» **Task requirements**
Check each line of the listing below for the string "document", and copy the ones that have it.

» **Task data**
** START **

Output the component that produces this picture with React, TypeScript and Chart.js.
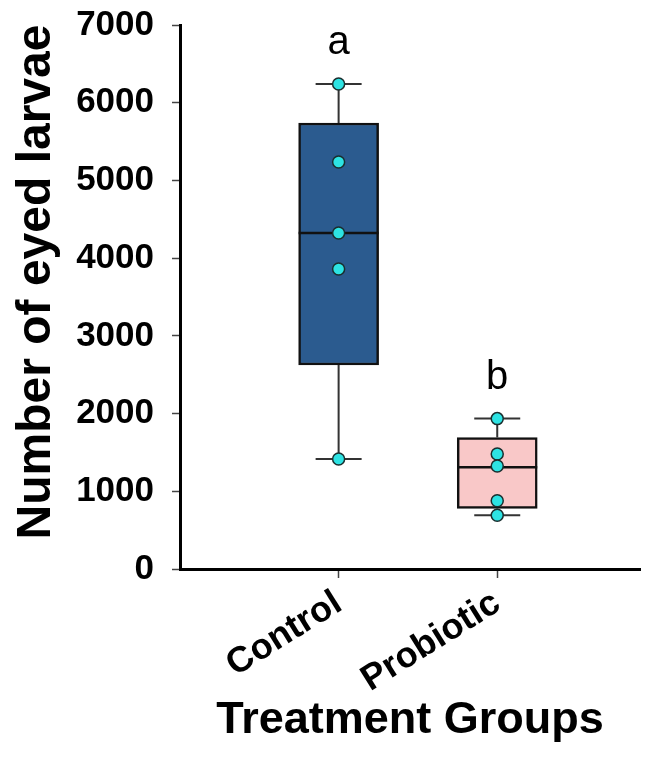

** END **
** START **

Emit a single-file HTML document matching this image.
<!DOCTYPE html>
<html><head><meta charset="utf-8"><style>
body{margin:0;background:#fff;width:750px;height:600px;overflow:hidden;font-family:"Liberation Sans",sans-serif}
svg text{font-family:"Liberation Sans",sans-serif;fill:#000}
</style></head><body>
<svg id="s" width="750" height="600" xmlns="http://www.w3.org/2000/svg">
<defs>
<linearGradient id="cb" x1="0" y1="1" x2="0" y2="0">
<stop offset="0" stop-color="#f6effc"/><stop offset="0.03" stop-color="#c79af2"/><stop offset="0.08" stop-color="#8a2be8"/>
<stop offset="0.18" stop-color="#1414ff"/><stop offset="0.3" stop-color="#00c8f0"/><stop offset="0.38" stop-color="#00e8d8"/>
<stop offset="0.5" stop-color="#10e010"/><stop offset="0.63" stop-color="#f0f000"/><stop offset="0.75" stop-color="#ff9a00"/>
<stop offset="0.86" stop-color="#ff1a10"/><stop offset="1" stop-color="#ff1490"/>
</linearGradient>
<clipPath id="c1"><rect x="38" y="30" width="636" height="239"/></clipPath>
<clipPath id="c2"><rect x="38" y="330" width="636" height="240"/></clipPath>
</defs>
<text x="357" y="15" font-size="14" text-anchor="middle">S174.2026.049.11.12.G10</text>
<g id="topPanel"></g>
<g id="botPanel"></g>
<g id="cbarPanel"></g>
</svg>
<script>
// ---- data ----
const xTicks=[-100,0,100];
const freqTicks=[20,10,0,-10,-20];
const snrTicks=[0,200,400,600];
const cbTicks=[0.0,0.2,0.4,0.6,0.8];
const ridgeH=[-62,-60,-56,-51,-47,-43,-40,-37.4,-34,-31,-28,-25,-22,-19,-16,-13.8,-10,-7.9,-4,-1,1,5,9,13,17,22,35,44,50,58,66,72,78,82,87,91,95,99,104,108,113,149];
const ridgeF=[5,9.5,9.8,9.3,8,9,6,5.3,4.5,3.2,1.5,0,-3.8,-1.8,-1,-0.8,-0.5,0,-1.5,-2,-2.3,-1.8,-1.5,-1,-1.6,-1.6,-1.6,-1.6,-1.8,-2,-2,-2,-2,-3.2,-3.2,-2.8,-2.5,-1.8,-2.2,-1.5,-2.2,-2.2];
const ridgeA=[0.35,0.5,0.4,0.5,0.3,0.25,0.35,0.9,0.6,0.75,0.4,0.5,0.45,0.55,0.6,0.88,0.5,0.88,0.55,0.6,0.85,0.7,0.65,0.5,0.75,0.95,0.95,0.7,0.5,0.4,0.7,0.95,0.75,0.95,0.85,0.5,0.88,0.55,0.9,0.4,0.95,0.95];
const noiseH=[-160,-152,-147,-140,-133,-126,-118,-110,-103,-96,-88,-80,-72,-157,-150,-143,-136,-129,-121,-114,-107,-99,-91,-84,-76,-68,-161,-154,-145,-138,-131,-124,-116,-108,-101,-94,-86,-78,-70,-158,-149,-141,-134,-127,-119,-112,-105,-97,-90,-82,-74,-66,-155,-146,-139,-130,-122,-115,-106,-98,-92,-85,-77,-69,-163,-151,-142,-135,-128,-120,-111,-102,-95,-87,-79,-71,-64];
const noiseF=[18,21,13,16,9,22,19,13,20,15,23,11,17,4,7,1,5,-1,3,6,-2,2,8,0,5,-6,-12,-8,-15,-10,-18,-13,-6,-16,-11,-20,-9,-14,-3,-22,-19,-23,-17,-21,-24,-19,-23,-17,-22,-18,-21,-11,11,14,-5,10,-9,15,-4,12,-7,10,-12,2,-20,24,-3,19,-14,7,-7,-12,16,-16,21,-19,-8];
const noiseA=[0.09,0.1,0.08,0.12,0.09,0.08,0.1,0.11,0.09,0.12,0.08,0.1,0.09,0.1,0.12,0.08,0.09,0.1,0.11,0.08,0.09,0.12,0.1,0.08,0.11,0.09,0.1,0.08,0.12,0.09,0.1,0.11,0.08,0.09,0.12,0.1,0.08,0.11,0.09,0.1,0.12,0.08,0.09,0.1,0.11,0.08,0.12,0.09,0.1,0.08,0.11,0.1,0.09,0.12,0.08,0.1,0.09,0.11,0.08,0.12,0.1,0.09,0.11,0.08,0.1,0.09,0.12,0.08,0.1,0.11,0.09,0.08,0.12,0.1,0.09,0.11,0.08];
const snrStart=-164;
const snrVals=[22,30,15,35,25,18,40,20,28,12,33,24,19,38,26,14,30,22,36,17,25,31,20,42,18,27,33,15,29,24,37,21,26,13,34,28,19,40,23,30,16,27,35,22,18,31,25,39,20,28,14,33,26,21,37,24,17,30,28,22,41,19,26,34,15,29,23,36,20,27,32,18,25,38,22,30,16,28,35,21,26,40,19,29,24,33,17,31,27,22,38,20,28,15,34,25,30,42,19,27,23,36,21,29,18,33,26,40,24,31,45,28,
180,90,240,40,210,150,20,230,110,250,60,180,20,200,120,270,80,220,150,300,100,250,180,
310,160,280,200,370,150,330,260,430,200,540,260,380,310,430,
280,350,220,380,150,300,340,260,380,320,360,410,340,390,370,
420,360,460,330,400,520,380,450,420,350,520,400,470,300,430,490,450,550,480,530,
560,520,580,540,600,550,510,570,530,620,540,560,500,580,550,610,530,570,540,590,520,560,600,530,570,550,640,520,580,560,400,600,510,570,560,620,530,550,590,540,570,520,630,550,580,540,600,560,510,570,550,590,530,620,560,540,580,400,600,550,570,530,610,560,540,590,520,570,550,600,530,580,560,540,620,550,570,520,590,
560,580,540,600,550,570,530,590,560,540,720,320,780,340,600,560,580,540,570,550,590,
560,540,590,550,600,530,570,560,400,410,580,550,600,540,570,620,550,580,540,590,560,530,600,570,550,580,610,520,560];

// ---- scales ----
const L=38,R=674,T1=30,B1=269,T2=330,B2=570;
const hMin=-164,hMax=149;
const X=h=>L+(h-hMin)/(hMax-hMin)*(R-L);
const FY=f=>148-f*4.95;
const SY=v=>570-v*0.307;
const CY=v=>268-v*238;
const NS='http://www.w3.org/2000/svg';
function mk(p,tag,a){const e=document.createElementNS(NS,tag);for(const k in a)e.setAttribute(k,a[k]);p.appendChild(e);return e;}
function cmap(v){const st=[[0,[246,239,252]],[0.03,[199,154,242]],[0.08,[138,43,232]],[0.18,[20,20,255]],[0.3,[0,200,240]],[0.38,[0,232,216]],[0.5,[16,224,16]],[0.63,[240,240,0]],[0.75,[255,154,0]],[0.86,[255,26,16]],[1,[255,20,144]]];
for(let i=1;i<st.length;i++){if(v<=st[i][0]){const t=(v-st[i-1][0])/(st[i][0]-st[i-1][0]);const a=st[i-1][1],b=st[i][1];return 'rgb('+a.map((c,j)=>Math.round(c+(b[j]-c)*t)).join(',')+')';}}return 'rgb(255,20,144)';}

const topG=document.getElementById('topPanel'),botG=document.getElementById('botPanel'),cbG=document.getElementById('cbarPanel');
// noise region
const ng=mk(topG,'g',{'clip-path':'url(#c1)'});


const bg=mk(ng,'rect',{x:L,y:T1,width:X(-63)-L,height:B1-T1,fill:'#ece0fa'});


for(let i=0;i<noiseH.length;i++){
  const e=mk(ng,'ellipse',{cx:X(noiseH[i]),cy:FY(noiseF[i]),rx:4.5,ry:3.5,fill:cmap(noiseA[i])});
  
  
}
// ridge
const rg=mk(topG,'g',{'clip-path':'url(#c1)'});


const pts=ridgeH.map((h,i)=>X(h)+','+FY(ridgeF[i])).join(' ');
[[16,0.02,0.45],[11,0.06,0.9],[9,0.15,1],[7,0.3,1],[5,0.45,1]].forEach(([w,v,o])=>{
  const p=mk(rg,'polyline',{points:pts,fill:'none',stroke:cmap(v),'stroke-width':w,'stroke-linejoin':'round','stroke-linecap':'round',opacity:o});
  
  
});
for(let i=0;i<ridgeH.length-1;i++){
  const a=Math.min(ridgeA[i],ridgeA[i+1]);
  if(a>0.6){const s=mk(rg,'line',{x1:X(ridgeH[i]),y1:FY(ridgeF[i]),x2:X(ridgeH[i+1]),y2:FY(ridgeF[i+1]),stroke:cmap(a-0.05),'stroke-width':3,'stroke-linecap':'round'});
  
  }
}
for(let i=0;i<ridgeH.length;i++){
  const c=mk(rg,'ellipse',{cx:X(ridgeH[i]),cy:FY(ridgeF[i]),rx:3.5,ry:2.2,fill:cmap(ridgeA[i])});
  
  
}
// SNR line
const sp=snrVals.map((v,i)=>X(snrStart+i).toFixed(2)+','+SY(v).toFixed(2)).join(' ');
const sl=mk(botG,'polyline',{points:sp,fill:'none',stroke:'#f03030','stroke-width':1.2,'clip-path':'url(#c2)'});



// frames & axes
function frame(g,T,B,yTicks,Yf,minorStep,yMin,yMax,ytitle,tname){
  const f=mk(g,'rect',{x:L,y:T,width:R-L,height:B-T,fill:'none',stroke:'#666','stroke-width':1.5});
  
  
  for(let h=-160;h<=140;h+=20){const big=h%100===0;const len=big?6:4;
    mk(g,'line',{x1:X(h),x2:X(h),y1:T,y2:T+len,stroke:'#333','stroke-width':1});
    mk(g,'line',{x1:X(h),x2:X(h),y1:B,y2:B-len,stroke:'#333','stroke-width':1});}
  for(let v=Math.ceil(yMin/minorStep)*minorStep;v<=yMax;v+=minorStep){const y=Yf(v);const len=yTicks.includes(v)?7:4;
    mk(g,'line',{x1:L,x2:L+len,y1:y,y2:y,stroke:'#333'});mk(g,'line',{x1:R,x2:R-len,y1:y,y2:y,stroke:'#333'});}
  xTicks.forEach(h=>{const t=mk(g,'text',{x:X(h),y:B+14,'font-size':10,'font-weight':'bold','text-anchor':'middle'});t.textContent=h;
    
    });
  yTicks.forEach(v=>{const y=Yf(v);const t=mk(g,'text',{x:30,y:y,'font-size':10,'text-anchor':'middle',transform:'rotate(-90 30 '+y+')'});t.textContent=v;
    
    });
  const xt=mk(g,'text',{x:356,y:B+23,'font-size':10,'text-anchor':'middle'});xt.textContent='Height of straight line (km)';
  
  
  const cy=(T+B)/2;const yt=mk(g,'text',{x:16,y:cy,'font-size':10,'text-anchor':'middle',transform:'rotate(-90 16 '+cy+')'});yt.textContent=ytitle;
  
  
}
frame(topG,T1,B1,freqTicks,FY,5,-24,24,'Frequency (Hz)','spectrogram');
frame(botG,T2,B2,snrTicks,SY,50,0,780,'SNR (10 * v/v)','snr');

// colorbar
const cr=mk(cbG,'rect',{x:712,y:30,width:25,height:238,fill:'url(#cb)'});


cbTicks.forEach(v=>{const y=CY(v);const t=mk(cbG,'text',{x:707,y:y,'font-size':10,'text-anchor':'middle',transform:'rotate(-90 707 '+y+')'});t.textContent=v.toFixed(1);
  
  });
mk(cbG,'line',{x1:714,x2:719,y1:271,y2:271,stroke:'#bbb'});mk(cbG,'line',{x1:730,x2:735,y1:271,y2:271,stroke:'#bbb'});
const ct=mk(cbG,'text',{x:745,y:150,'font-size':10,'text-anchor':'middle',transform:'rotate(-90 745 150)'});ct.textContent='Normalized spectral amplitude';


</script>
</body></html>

** END **

» **Solution below**
Emit a single-file HTML document matching this image.
function mk(p,tag,a){const e=document.createElementNS(NS,tag);for(const k in a)e.setAttribute(k,a[k]);p.appendChild(e);return e;}
const topG=document.getElementById('topPanel'),botG=document.getElementById('botPanel'),cbG=document.getElementById('cbarPanel');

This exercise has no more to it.